Smaller Emerging Markets ETF Hot New Trend

October 16, 2014

The firm joins a new era of emerging market investing with the launch of a new fund.

Today iShares launched a promising new emerging market ETF based on the “beyond BRICs” theme that’s gained momentum in 2014. I’m personally a fan of this new ETF and expect it to do well in the coming years.

Three years ago, I blogged on the need for a “smaller emerging markets” ETF. The new iShares MSCI Emerging Markets Horizon ETF (EMHZ) certainly looks like the answer to that blog.

EMHZ is a “smaller country” version of the $36 billion iShares MSCI Emerging Markets ETF (EEM | B-98) that holds the bottom 25 percent of EEM’s market cap by country. This means emerging markets (EMs) like Mexico, Malaysia, Indonesia and Thailand dominate the fund’s weighting, as opposed to the BRICS, Taiwan and South Korea.

Not The First Beyond BRICs ETF, But Different

To be clear, EMHZ is far from being the first beyond-BRICs ETF to launch.
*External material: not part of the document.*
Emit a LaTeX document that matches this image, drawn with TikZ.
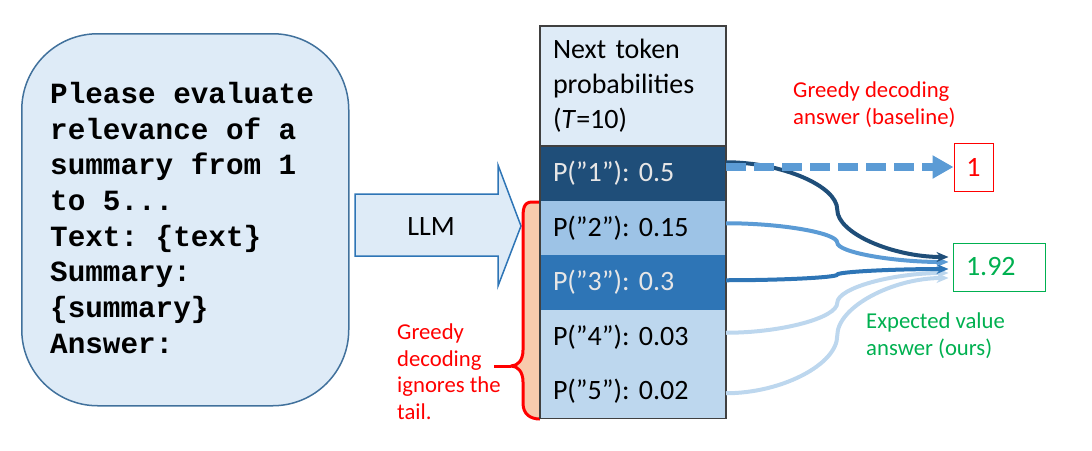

There are currently three other funds that target this up-and-coming theme.

The $309 million EGShares Beyond BRICs ETF (BBRC | D-36) was the first to launch back in August 2012. BBRC reaches beyond emerging markets to also include the frontier markets, as classified by FTSE.

The $151 million Global X Next Emerging & Frontier ETF (EMFM | C-37), launched in November 2013, is a similar “smaller emerging/larger frontier” markets ETF.
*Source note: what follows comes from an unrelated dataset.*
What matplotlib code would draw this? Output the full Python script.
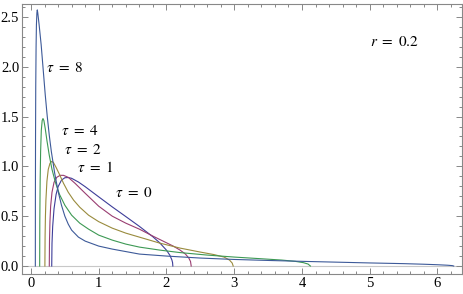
import numpy as np
import matplotlib
matplotlib.use("Agg")
import matplotlib.pyplot as plt
from matplotlib.ticker import MultipleLocator

plt.rcParams['font.family'] = ['Liberation Serif', 'DejaVu Serif']
plt.rcParams['mathtext.fontset'] = 'stix'

# curves, one per tau
x_t0 = [0.306, 0.31, 0.32, 0.34, 0.37, 0.4, 0.45, 0.5, 0.55, 0.6, 0.7, 0.8, 1.0, 1.2, 1.4,
        1.6, 1.8, 1.9, 2.0, 2.05, 2.08, 2.09, 2.094]
y_t0 = [0.0, 0.227, 0.397, 0.575, 0.717, 0.796, 0.862, 0.886, 0.888, 0.88, 0.843, 0.796, 0.694, 0.593, 0.496,
        0.398, 0.293, 0.233, 0.159, 0.108, 0.061, 0.034, 0.0]

x_t1 = [0.27, 0.273, 0.28, 0.29, 0.31, 0.34, 0.38, 0.43, 0.48, 0.55, 0.65, 0.8, 1.0, 1.2, 1.4, 1.6,
        1.8, 1.95, 2.1, 2.2, 2.28, 2.33, 2.355, 2.365]
y_t1 = [0.0, 0.25, 0.45, 0.6, 0.74, 0.84, 0.89, 0.91, 0.91, 0.89, 0.83, 0.73, 0.6, 0.5, 0.43, 0.37,
        0.3, 0.25, 0.2, 0.16, 0.12, 0.08, 0.045, 0.0]

x_t2 = [0.205, 0.208, 0.213, 0.22, 0.235, 0.255, 0.28, 0.305, 0.33, 0.37, 0.42, 0.48, 0.55, 0.63,
        0.72, 0.85, 1.0, 1.2, 1.4, 1.6, 1.9, 2.2, 2.5, 2.7, 2.85, 2.93, 2.97, 2.985]
y_t2 = [0.0, 0.3, 0.5, 0.66, 0.85, 0.97, 1.03, 1.05, 1.04, 0.99, 0.92, 0.83, 0.74, 0.66,
        0.59, 0.51, 0.445, 0.38, 0.33, 0.29, 0.23, 0.18, 0.14, 0.115, 0.09, 0.06, 0.03, 0.0]

x_t4 = [0.128, 0.13, 0.135, 0.142, 0.152, 0.165, 0.177, 0.19, 0.21, 0.235, 0.27, 0.31, 0.36, 0.42,
        0.5, 0.6, 0.72, 0.85, 1.0, 1.2, 1.4, 1.6, 1.9, 2.2, 2.6, 3.0, 3.4, 3.7, 3.9, 4.02, 4.09, 4.125]
y_t4 = [0.0, 0.45, 0.85, 1.15, 1.36, 1.46, 1.48, 1.46, 1.38, 1.26, 1.11, 0.97, 0.84, 0.72,
        0.61, 0.51, 0.43, 0.37, 0.31, 0.26, 0.22, 0.19, 0.16, 0.135, 0.11, 0.09, 0.073, 0.06, 0.047, 0.034, 0.02, 0.0]

x_t8 = [0.064, 0.065, 0.067, 0.07, 0.075, 0.08, 0.087, 0.093, 0.1, 0.11, 0.12, 0.15, 0.18, 0.21,
        0.24, 0.27, 0.3, 0.35, 0.4, 0.45, 0.5, 0.55, 0.6, 0.7, 0.8, 1.0, 1.2, 1.6, 2.0, 2.5, 3.0,
        3.5, 4.0, 4.5, 5.0, 5.5, 5.8, 6.0, 6.15, 6.22, 6.24]
y_t8 = [0.0, 0.7, 1.3, 1.8, 2.2, 2.42, 2.54, 2.57, 2.54, 2.48, 2.42, 2.22, 1.97, 1.72,
        1.5, 1.31, 1.15, 0.93, 0.75, 0.61, 0.5, 0.42, 0.36, 0.29, 0.25, 0.2, 0.17, 0.12, 0.1, 0.08, 0.066,
        0.056, 0.047, 0.039, 0.031, 0.024, 0.018, 0.013, 0.008, 0.004, 0.0]

taus = ['0', '1', '2', '4', '8']
colors = ['#3d3d99', '#993d71', '#998b3d', '#3d9954', '#3d5a99']
label_x = [1.52, 0.945, 0.77, 0.72, 0.5]
label_y = [0.73, 0.99, 1.16, 1.35, 1.99]

fig = plt.figure(figsize=(4.63, 2.94), dpi=100)
ax = fig.add_axes([0.0475, 0.067, 0.9495, 0.919])

curves = [(x_t0, y_t0), (x_t1, y_t1), (x_t2, y_t2), (x_t4, y_t4), (x_t8, y_t8)]
for (xs, ys), c in zip(curves, colors):
    ax.plot(xs, ys, color=c, lw=0.8)

for t, lx, ly in zip(taus, label_x, label_y):
    ax.text(lx, ly, r'$\tau\ =\ %s$' % t, fontsize=11, ha='center', va='center')
ax.text(5.37, 2.25, r'$r\ =\ 0.2$', fontsize=11, ha='center', va='center')

ax.axhline(0, color='#c8c8c8', lw=0.8, zorder=0)

ax.set_xlim(-0.133, 6.357)
ax.set_ylim(-0.083, 2.628)
ax.xaxis.set_major_locator(MultipleLocator(1))
ax.xaxis.set_minor_locator(MultipleLocator(0.2))
ax.yaxis.set_major_locator(MultipleLocator(0.5))
ax.yaxis.set_minor_locator(MultipleLocator(0.1))
ax.yaxis.set_major_formatter(plt.FormatStrFormatter('%.1f'))
ax.tick_params(which='both', direction='in', top=True, right=True, color='#888888', width=0.7, labelsize=10.5, pad=2)
ax.tick_params(which='major', length=4)
ax.tick_params(which='minor', length=2)
for s in ax.spines.values():
    s.set_color('#888888')
    s.set_linewidth(0.8)

fig.savefig('out.png', dpi=100)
Meanwhile, the smallest of the bunch, the $3 million SPDR MSCI EM Beyond BRIC ETF (EMBB | F-59), is simply a version of EEM that excludes the four BRIC nations, but leaves South Korea and Taiwan in the mix.

EMHZ separates itself from BBRC and EMFM by limiting itself to strictly emerging markets, as defined by MSCI, but it goes beyond State Street’s EMBB by also stripping out South Korea, Taiwan and South Africa.